# Create your own table

In [20]:
from IPython.display import Image
from IPython.core.display import HTML 
Image(url= "https://www.brickshop.eu/components/com_virtuemart/shop_image/product/LEGO_31011_Vlieg_51821171a4509.jpg", width = 400)

**In this Notebook we will**
- Create new dataframe with information about planes
- Enrich dataframe with new data
- Send data to our database

The first steps are done in the usual code-along form.  
Then it is your turn to add data and send it to the database.

In [1]:
# Import all necessary libraries
import pandas as pd
import numpy as np
import requests
from zipfile import *
from configdef import *
from sqlalchemy import exc #SQLAlchemy provides a nice “Pythonic” way of interacting with databases.
from sqlalchemy import event

# 1. Set up a connection 

Again we start with connecting to our sql database.

In [2]:
# Establish db connection

# Get connection details from configdef file into a list
params = config(section='postgres')

# Use sql alchemy to create connection to database, which is contained within the engine object
engine = pg_engine_connection(**params)

# Cleans up unnecessary database connections
engine.dispose()

Postgres Database connection successful


# 2. Build new dataframe with information about planes 

Within our nyflights table, there is one column "tailnum", which is the identification number painted on an aircraft.  
We will use the unique tail numbers as plane identifier.  
We can access it by querying the column and afterwards, store it in a dataframe for further processing:

In [3]:
planes = engine.execute('select distinct(tailnum)from nyflights').fetchall()

In [4]:
# Create a pandas dataframe with queried data
df_planes = pd.DataFrame(planes, columns = ["tailnumber"])
df_planes.dropna(inplace = True)

In [5]:
df_planes.head()

Unnamed: 0,tailnumber
1,N8647A
2,N342DN
3,N665NK
4,N585NN
5,N904WN


# 3. Enrich dataframe with new information

Now we can add more columns to our dataframe.  
First, let's create a new column which randomly adds the manufacturer to each entry.

In [6]:
# np.random.choice generates a random sample from a given 1-D array
def choose_mfg():
    return np.random.choice(["airbus", "boeing"])
choose_mfg()

'airbus'

In [7]:
# Use np.random.choice function with a lambda function to apply it to every row of our dataframe.
df_planes['manufacturer'] = df_planes.apply(lambda x: choose_mfg(), axis=1)

In [8]:
df_planes.head()

Unnamed: 0,tailnumber,manufacturer
1,N8647A,airbus
2,N342DN,boeing
3,N665NK,airbus
4,N585NN,boeing
5,N904WN,airbus


Another option is to use available data out of the nyflights data and build f.e. aggregated measures for our plane-dataframe.  
Let's select the minimum flight date for each plane for having infos about its "maiden flight".

In [9]:
# Select the minimum flightdate per tailnumber
first_flight = engine.execute('select tailnum, min(FlightDate) from nyflights group by tailnum').fetchall()

In [10]:
# Create a pandas dataframe with queried data
df_firstflight = pd.DataFrame(first_flight, columns = ["tailnumber", "first_flight"])
df_firstflight.dropna(inplace = True)
df_firstflight.head()

Unnamed: 0,tailnumber,first_flight
0,215NV,2018-01-01
1,216NV,2018-01-01
2,217NV,2018-01-01
3,218NV,2018-01-01
4,219NV,2018-01-01


Having sucessfully stored our first_flight info in a dataframe, we now need to merge our two distinct dataframes on the common column "tailnumber".

In [11]:
df_planes = pd.merge(df_planes, df_firstflight, how="left", on="tailnumber")

In [12]:
df_planes.head()

Unnamed: 0,tailnumber,manufacturer,first_flight
0,N8647A,airbus,2018-01-01
1,N342DN,boeing,2018-09-01
2,N665NK,airbus,2018-01-01
3,N585NN,boeing,2018-01-01
4,N904WN,airbus,2018-01-01


## Task

1. Create 3+ new columns for the planes table.

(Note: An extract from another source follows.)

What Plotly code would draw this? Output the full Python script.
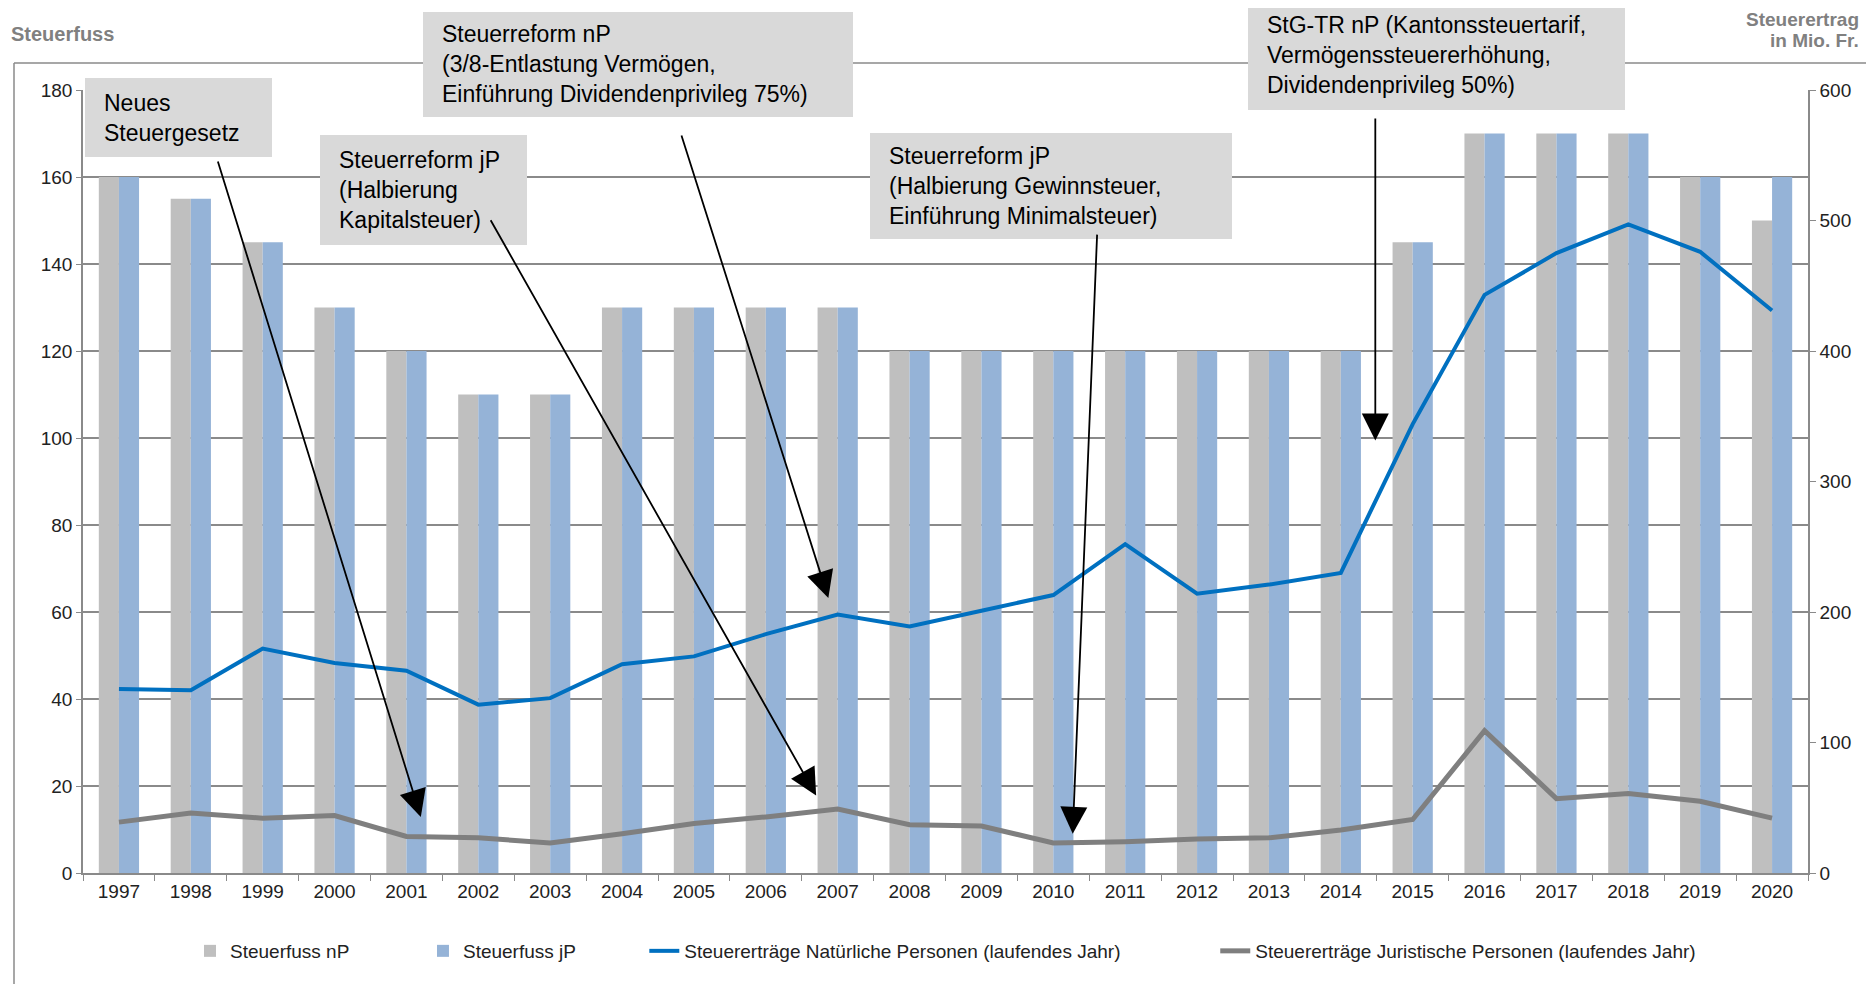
import plotly.graph_objects as go

years = [str(y) for y in range(1997, 2021)]
steuerfuss_np = [160, 155, 145, 130, 120, 110, 110, 130, 130, 130, 130, 120,
                 120, 120, 120, 120, 120, 120, 145, 170, 170, 170, 160, 150]
steuerfuss_jp = [160, 155, 145, 130, 120, 110, 110, 130, 130, 130, 130, 120,
                 120, 120, 120, 120, 120, 120, 145, 170, 170, 170, 160, 160]
ertrag_np = [141, 140, 172, 161, 155, 129, 134, 160, 166, 183, 198, 189,
             201, 213, 252, 214, 221, 230, 344, 443, 475, 497, 476, 431]
ertrag_jp = [39, 46, 42, 44, 28, 27, 23, 30, 38, 43, 49, 37,
             36, 23, 24, 26, 27, 33, 41, 109, 57, 61, 55, 42]

# annotation boxes: text, box in page pixels (x0, y0, x1, y1)
notes = [
    ("Neues<br>Steuergesetz", (85, 78, 272, 157)),
    ("Steuerreform jP<br>(Halbierung<br>Kapitalsteuer)", (320, 135, 527, 245)),
    ("Steuerreform nP<br>(3/8-Entlastung Vermögen,<br>Einführung Dividendenprivileg 75%)", (423, 12, 853, 117)),
    ("Steuerreform jP<br>(Halbierung Gewinnsteuer,<br>Einführung Minimalsteuer)", (870, 133, 1232, 239)),
    ("StG-TR nP (Kantonssteuertarif,<br>Vermögenssteuererhöhung,<br>Dividendenprivileg 50%)", (1248, 0, 1625, 110)),
]
# arrows: tail (category index, left-axis value) -> tip
arrows = [
    ((1.37, 163.9), (4.20, 12.9)),
    ((5.16, 150.4), (9.70, 17.8)),
    ((7.82, 169.9), (9.87, 63.2)),
    ((13.61, 147.1), (13.27, 9.0)),
    ((17.48, 173.8), (17.48, 99.4)),
]

# page is 1874x984, the figure div sits 8px in (body margin)
OFF = 8
W, H = 1874 - OFF, 984 - OFF
X0, X1, Y0, Y1 = 83, 1808, 90, 873   # plot area in page pixels
PW, PH = X1 - X0, Y1 - Y0


def px(x):
    return (x - X0) / PW


def py(y):
    return (Y1 - y) / PH


FONT = "Liberation Sans, Arial, sans-serif"
GRID = "#8a8a8a"
sp = "\u00a0"

fig = go.Figure()
fig.add_trace(go.Bar(x=years, y=steuerfuss_np, name="Steuerfuss nP" + sp * 13,
                     marker=dict(color="#bfbfbf", line=dict(width=0))))
fig.add_trace(go.Bar(x=years, y=steuerfuss_jp, name="Steuerfuss jP" + sp * 12,
                     marker=dict(color="#95b3d7", line=dict(width=0))))
fig.add_trace(go.Scatter(x=years, y=ertrag_np, yaxis="y2", mode="lines",
                         name="Steuererträge Natürliche Personen (laufendes Jahr)" + sp * 17,
                         line=dict(color="#0070c0", width=4)))
fig.add_trace(go.Scatter(x=years, y=ertrag_jp, yaxis="y2", mode="lines",
                         name="Steuererträge Juristische Personen (laufendes Jahr)",
                         line=dict(color="#7f7f7f", width=5)))

shapes = [
    dict(type="line", xref="paper", yref="paper", x0=px(14), x1=px(1900), y0=py(63), y1=py(63),
         line=dict(color=GRID, width=1.5)),
    dict(type="line", xref="paper", yref="paper", x0=px(14), x1=px(14), y0=py(63), y1=py(1000),
         line=dict(color=GRID, width=1.5)),
]
annotations = []
for text, (x0, y0, x1, y1) in notes:
    shapes.append(dict(type="rect", xref="paper", yref="paper", layer="above",
                       x0=px(x0), x1=px(x1), y0=py(y1), y1=py(y0),
                       fillcolor="#d9d9d9", line=dict(width=0)))
    annotations.append(dict(text=text, xref="paper", yref="paper", x=px(x0 + 17), y=py((y0 + y1) / 2),
                            xanchor="left", yanchor="middle", align="left", showarrow=False,
                            font=dict(family=FONT, size=23, color="#000000")))
for (ax, ay), (x, y) in arrows:
    annotations.append(dict(text="", x=x, y=y, ax=ax, ay=ay, xref="x", yref="y", axref="x", ayref="y",
                            showarrow=True, arrowhead=2, arrowsize=3.0, arrowwidth=1.8,
                            arrowcolor="#000000", standoff=0))

annotations.append(dict(text="<b>Steuerfuss</b>", xref="paper", yref="paper", x=px(9), y=py(34),
                        xanchor="left", yanchor="middle", showarrow=False,
                        font=dict(family=FONT, size=20, color="#808080")))
for line, ypos in (("Steuerertrag", 19), ("in Mio. Fr.", 40)):
    annotations.append(dict(text="<b>" + line + "</b>", xref="paper", yref="paper",
                            x=px(1861), y=py(ypos), xanchor="right", yanchor="middle",
                            showarrow=False, font=dict(family=FONT, size=19, color="#808080")))

fig.update_layout(
    width=W, height=H,
    margin=dict(l=X0 - OFF, r=W + OFF - X1, t=Y0 - OFF, b=H + OFF - Y1),
    paper_bgcolor="white", plot_bgcolor="white",
    barmode="group", bargap=0.44, bargroupgap=0,
    font=dict(family=FONT, color="#000000"),
    xaxis=dict(type="category", range=[-0.5, 23.5], tickson="boundaries", ticks="outside",
               ticklen=6, tickcolor=GRID, showline=True, linecolor=GRID, linewidth=1.5,
               tickfont=dict(size=19, color="#222222"), showgrid=False),
    yaxis=dict(range=[0, 180], dtick=20, ticks="outside", ticklen=5, tickcolor=GRID,
               showline=True, linecolor=GRID, linewidth=1.5, gridcolor=GRID, gridwidth=1.5,
               tickfont=dict(size=19, color="#222222"), zeroline=False),
    yaxis2=dict(range=[0, 600], dtick=100, overlaying="y", side="right", ticks="outside",
                ticklen=6, tickcolor=GRID, showline=True, linecolor=GRID, linewidth=1.5,
                showgrid=False, tickfont=dict(size=19, color="#222222"), zeroline=False),
    legend=dict(orientation="h", x=0.5, xanchor="center", y=py(951), yanchor="middle",
                font=dict(size=19, color="#222222"), traceorder="normal"),
    shapes=shapes,
    annotations=annotations,
)

fig.write_html("out.html")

Think about other information you want to add that would be useful in the data analysis later.  
Either create random, fake data or use data out of the available nyflights data, as shown above.  
As an example, infos about max speed might be interesting or some fake features about the appearance or performance of the plane.

2. Merge it to one dataframe. Check that there are no duplicates or other problems that may have crept in through aggregating and joining.

3. Send your data to a new table in the database.  
Use the to_sql method we have used in these notebooks.
**Important: Give the table you send your data a distinct name (f.e. planes_your_name), so that you can find it later on.**